Not so much romantic love or family love but big, broad, deep eternal love. Love like Mother Earth has for all life. Love between the sun and the sky.
The Middle Eastern poet Hafiz once wrote: “And still, after all this time, the Sun has never said to the Earth ‘You owe me.’ Look what happens with love like that. It lights up the sky.”
Contemporary poet Elizabeth Alexander asks “What if the mightiest word is love?” and US public broadcaster Krista Tippett in her wonderful book “Becoming Wise: An Inquiry into the Mystery and Art of Living” writes:
“Spiritual geniuses and saints have always called humanity to love, as have social reformers who shifted the lived world on its axis. When the civil rights leaders began to force a reckoning with otherness in the 1960s, they did so in the name of love. The political, economic aspirations of this monumental work of social change in living memory grew from an aspiration to create a ‘beloved community'”.
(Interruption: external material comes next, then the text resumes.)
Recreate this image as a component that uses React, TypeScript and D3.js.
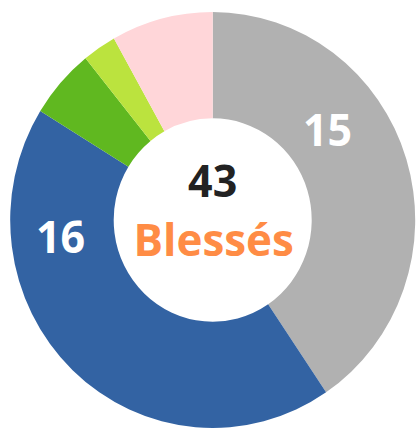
import React from "react";
import * as d3 from "d3";

const categories = ["A", "B", "C", "D", "E"];
const values = [15, 16, 2, 1, 3];
const colors = ["#b1b1b1", "#3363a3", "#60b820", "#bbe33e", "#ffd6d9"];
const centerValue = "43";
const centerLabel = "Blessés";
const shownLabels = ["15", "16"];

const W = 416;
const H = 430;
const CX = 212.7;
const CY = 220;
const SY = 1.027;
const R_OUT = 202.5;
const R_IN = 99;
// label anchor positions (local, unstretched coordinates)
const labelPos: Record<string, [number, number]> = {
  "15": [114.8, -72.3],
  "16": [-152.2, 32.3],
};

export default function App() {
  const pie = d3
    .pie<number>()
    .value((d) => d)
    .sort(null)
    .startAngle(0)
    .endAngle(2 * Math.PI);
  const arcs = pie(values);
  const arc = d3
    .arc<d3.PieArcDatum<number>>()
    .innerRadius(R_IN)
    .outerRadius(R_OUT);

  return (
    <svg
      width={W}
      height={H}
      style={{ position: "absolute", left: 0, top: 0, background: "#fff" }}
      fontFamily="'Open Sans', sans-serif"
    >
      <g transform={`translate(${CX},${CY}) scale(1,${SY})`}>
        {arcs.map((a, i) => (
          <path key={categories[i]} d={arc(a) || ""} fill={colors[i]} />
        ))}
        {shownLabels.map((l) => (
          <text
            key={l}
            x={labelPos[l][0]}
            y={labelPos[l][1]}
            textAnchor="middle"
            fontSize={43}
            fontWeight={700}
            fill="#ffffff"
          >
            {l}
          </text>
        ))}
        <text
          x={0}
          y={-22.4}
          textAnchor="middle"
          fontSize={43}
          fontWeight={700}
          fill="#222222"
        >
          {centerValue}
        </text>
        <text
          x={1}
          y={35.5}
          textAnchor="middle"
          fontSize={44}
          fontWeight={700}
          fill="#ff8c45"
        >
          {centerLabel}
        </text>
      </g>
    </svg>
  );
}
In my book “the dharma of surfing” there is a little wisdom that goes like this:
“We have within us a capacity to love all of life without judgement or exclusion, like the ocean. What if we are all from the one source of life, one infinite, eternal energy? Then all life is one.
“The ocean accepts all in her waters: whales, whalers and protectors; predators and prey alike without judgement or exception. So too the sun and the moon and the sky. There is deeply challenging wisdom in Mother Nature.”
Photograph by Scott Johnson
I’ve been wondering whether, in this physical human form, it is possible to hold, to express, to BE such love? And then I remember Mother Teresa, Desmond Tutu, St Francis of Assisi, Jesus Christ, Buddha…
And so I recently wrote a poem called An Experiment with Love
Delicious Is that a number between 1 and 10? Or a colour with which to describe grace or beauty or compassion or wonder? The soft breath of Autumn roared into a howling westerly when we crossed the threshold of June and now I sit at the window, writing, with a pink woollen scarf wound up to my ears, while the forest bends over backwards under cloud. Election campaigns are frothing here and in the US, pitched presidential battles look anything but promising. But in the crack that runs through the middle of everything I experiment with love. What if I become one of the ones who refuse to hate? Not Trump, not Murdoch, not Rinehart, not Palmer. What if I allow them space without derision? This also, is my experiment of spirit, To explore the broken edges without closing my heart to the world; To remember I am kin to the sea and the sky and live openly under the sun, dedicated to the wave and the water and all life. When I sit on my cushion in the sacred room and breathe, the inhale fills my belly like food and the exhale joins the mindstream of eons if I am present. The heart can handle anything that arrives at the doorway of our lives. We could become peace. Delicious.